Agli occhi di tutti sono venuti fuori i ritardi di chi amministra regione e città. Vediamo allora chi deve assumersi l’impegno di far rinascere Napoli, in questo momento è necessario lo sforzo di tutte le forze sociali e politiche.”
“Sulla scena oggi ci sono molte voci che parlano di rinascita. Quante di queste hanno realmente a cuore le sorti della nostra gente? Certamente non chi ha costruito sulla sofferenza del Sud il suo potere fatto di clientele e di rapine, né tantomeno chi vuole privare la gente delle zone colpite dalla possibilità di scegliere e decidere sul proprio futuro.”

Ecco, ricordare Giancarlo significa tenere accesi sempre i riflettori sulla libertà di stampa, affinché i cronisti minacciati non si sentano soli, affinché non siano costretti a un’eroica e solitaria battaglia, affinché per sempre tengano alta la memoria del sacrificio di Giancarlo, poiché “chi dimentica diventa colpevole”.

Anche per questo la Mehari di Giancarlo continua a girare l’Italia e a portare con sé le storie di tutte le vittime innocenti della criminalità e dei giornalisti uccisi e minacciati dalle mafie e dal terrorismo. Oggi più che mai, la Mehari è un simbolo indiscutibile di legalità e serve a tenere alta l’attenzione, serve per ricordare ai ragazzi di oggi il sacrificio di un ragazzo degli anni Ottanta.

Noi non dimentichiamo e ci siamo battuti con tutte le nostre forze in questi lunghissimi anni per tenere vivo il ricordo di Giancarlo, perché ancora oggi sentiamo viva la ferita e ci arrabbiamo per questa tremenda ingiustizia. Ci manca Giancarlo, ci manca maledettamente ancora oggi.

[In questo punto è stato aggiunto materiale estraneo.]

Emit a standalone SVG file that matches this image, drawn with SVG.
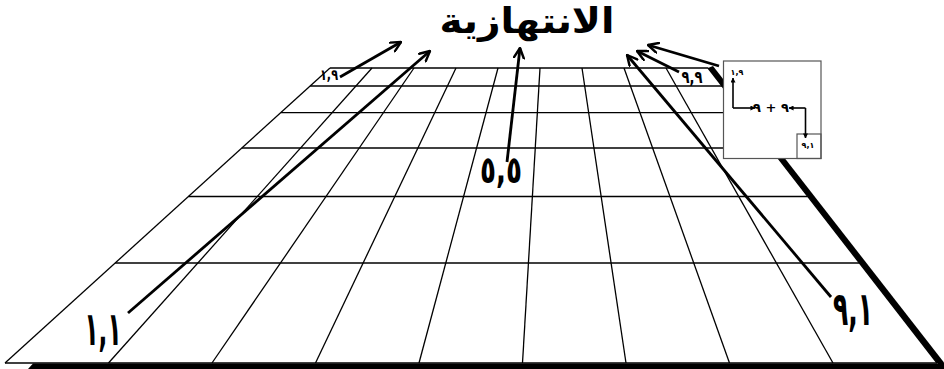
<svg xmlns="http://www.w3.org/2000/svg" width="944" height="369" viewBox="0 0 944 369">
<style>
.g{stroke:#000;stroke-width:1.3;fill:none}
.ar{stroke:#000;stroke-width:2.8;fill:none;marker-end:url(#ah)}
.ia{stroke:#000;stroke-width:1.6;fill:none;marker-end:url(#sh)}
.t{font-family:"DejaVu Sans",sans-serif;font-weight:bold;fill:#000;text-anchor:middle}
</style>
<defs>
<marker id="ah" viewBox="0 0 12 12" refX="11" refY="6" markerWidth="12" markerHeight="12" markerUnits="userSpaceOnUse" orient="auto">
<path d="M1,1 L11,6 L1,11" fill="none" stroke="#000" stroke-width="2.4" stroke-linecap="round" stroke-linejoin="round"/>
</marker>
<marker id="sh" viewBox="0 0 6 6" refX="5.5" refY="3" markerWidth="5" markerHeight="5" markerUnits="userSpaceOnUse" orient="auto">
<path d="M0,0 L6,3 L0,6 Z" fill="#000"/>
</marker>
</defs>
<rect width="944" height="369" fill="#fff"/>
<g id="board">
<g class="g">
<line x1="330" y1="68" x2="708" y2="68"/>
<line x1="310.2" y1="86" x2="722" y2="86"/>
<line x1="280.8" y1="112.7" x2="742.7" y2="112.7"/>
<line x1="241.9" y1="148" x2="770.1" y2="148"/>
<line x1="188.4" y1="196.5" x2="807.8" y2="196.5"/>
<line x1="115.2" y1="263" x2="859.4" y2="263"/>
<line x1="5" y1="363" x2="937" y2="363"/>
<line x1="330" y1="68" x2="5" y2="363"/>
<line x1="372" y1="68" x2="108.5" y2="363"/>
<line x1="414" y1="68" x2="212" y2="363"/>
<line x1="456" y1="68" x2="315.5" y2="363"/>
<line x1="498" y1="68" x2="419" y2="363"/>
<line x1="540" y1="68" x2="522.5" y2="363"/>
<line x1="582" y1="68" x2="626" y2="363"/>
<line x1="624" y1="68" x2="729.5" y2="363"/>
<line x1="666" y1="68" x2="833" y2="363"/>
<line x1="708" y1="68" x2="937" y2="363"/>
</g>
<polygon points="708,68 713,66 949,369 941.7,369" fill="#000"/>
<polygon points="33,363.5 940,363.5 944,369 28,369" fill="#000"/>
</g>
<g id="title"><text class="t" x="527" y="33" font-size="35" textLength="175" lengthAdjust="spacingAndGlyphs">الانتهازية</text></g>
<g id="n19"><text class="t" x="329" y="80" font-size="15" textLength="18" lengthAdjust="spacingAndGlyphs">١,٩</text></g>
<g id="n99"><text class="t" x="692" y="83" font-size="17" textLength="21" lengthAdjust="spacingAndGlyphs">٩,٩</text></g>
<g id="n11"><text class="t" x="103" y="345" font-size="47" textLength="37" lengthAdjust="spacingAndGlyphs">١,١</text></g>
<g id="n91"><text class="t" x="853" y="325" font-size="47" textLength="40" lengthAdjust="spacingAndGlyphs">٩,١</text></g>
<g id="n55"><text class="t" x="501" y="183" font-size="38" textLength="42" lengthAdjust="spacingAndGlyphs">٥,٥</text></g>
<g id="connectors">
<line class="ar" x1="340" y1="77" x2="401" y2="42"/>
<line class="ar" x1="128" y1="313" x2="430" y2="51"/>
<line class="ar" x1="507" y1="162" x2="520" y2="48"/>
<line class="ar" x1="679" y1="72" x2="637" y2="51"/>
<line class="ar" x1="831" y1="297" x2="627" y2="55"/>
<line class="ar" x1="719" y1="66" x2="648" y2="45"/>
</g>
<g id="inset">
<rect x="723.5" y="61" width="97.5" height="97.5" fill="#fff" stroke="#555" stroke-width="1.2"/>
<rect x="797" y="134" width="24" height="24.5" fill="none" stroke="#555" stroke-width="1.2"/>
<text class="t" x="737" y="75" font-size="8">١,٩</text>
<text class="t" x="771" y="112" font-size="13">٩ + ٩</text>
<text class="t" x="808" y="148" font-size="8">٩,١</text>
<g id="inset-connectors">
<path class="ia" d="M733,108 V78"/>
<path class="ia" d="M733,108 H755"/>
<path class="ia" d="M805.5,108 V138"/>
<path class="ia" d="M805.5,108 H789"/>
</g>
</g>
</svg>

Noi vi chiediamo di non dimenticare e di provare, come Giancarlo e i ragazzi degli anni Ottanta, a cambiare questa Italia. Dipende anche da noi, dal nostro modo di vivere, dalla nostra capacità di rispettare le regole, tutte le regole, e di farle rispettare. Forse non è tutto. Forse non basta per cambiare una città, un paese intero. Forse sì. Comunque è quello che noi possiamo fare, senza essere eroi. In fondo non ci vuole molto.”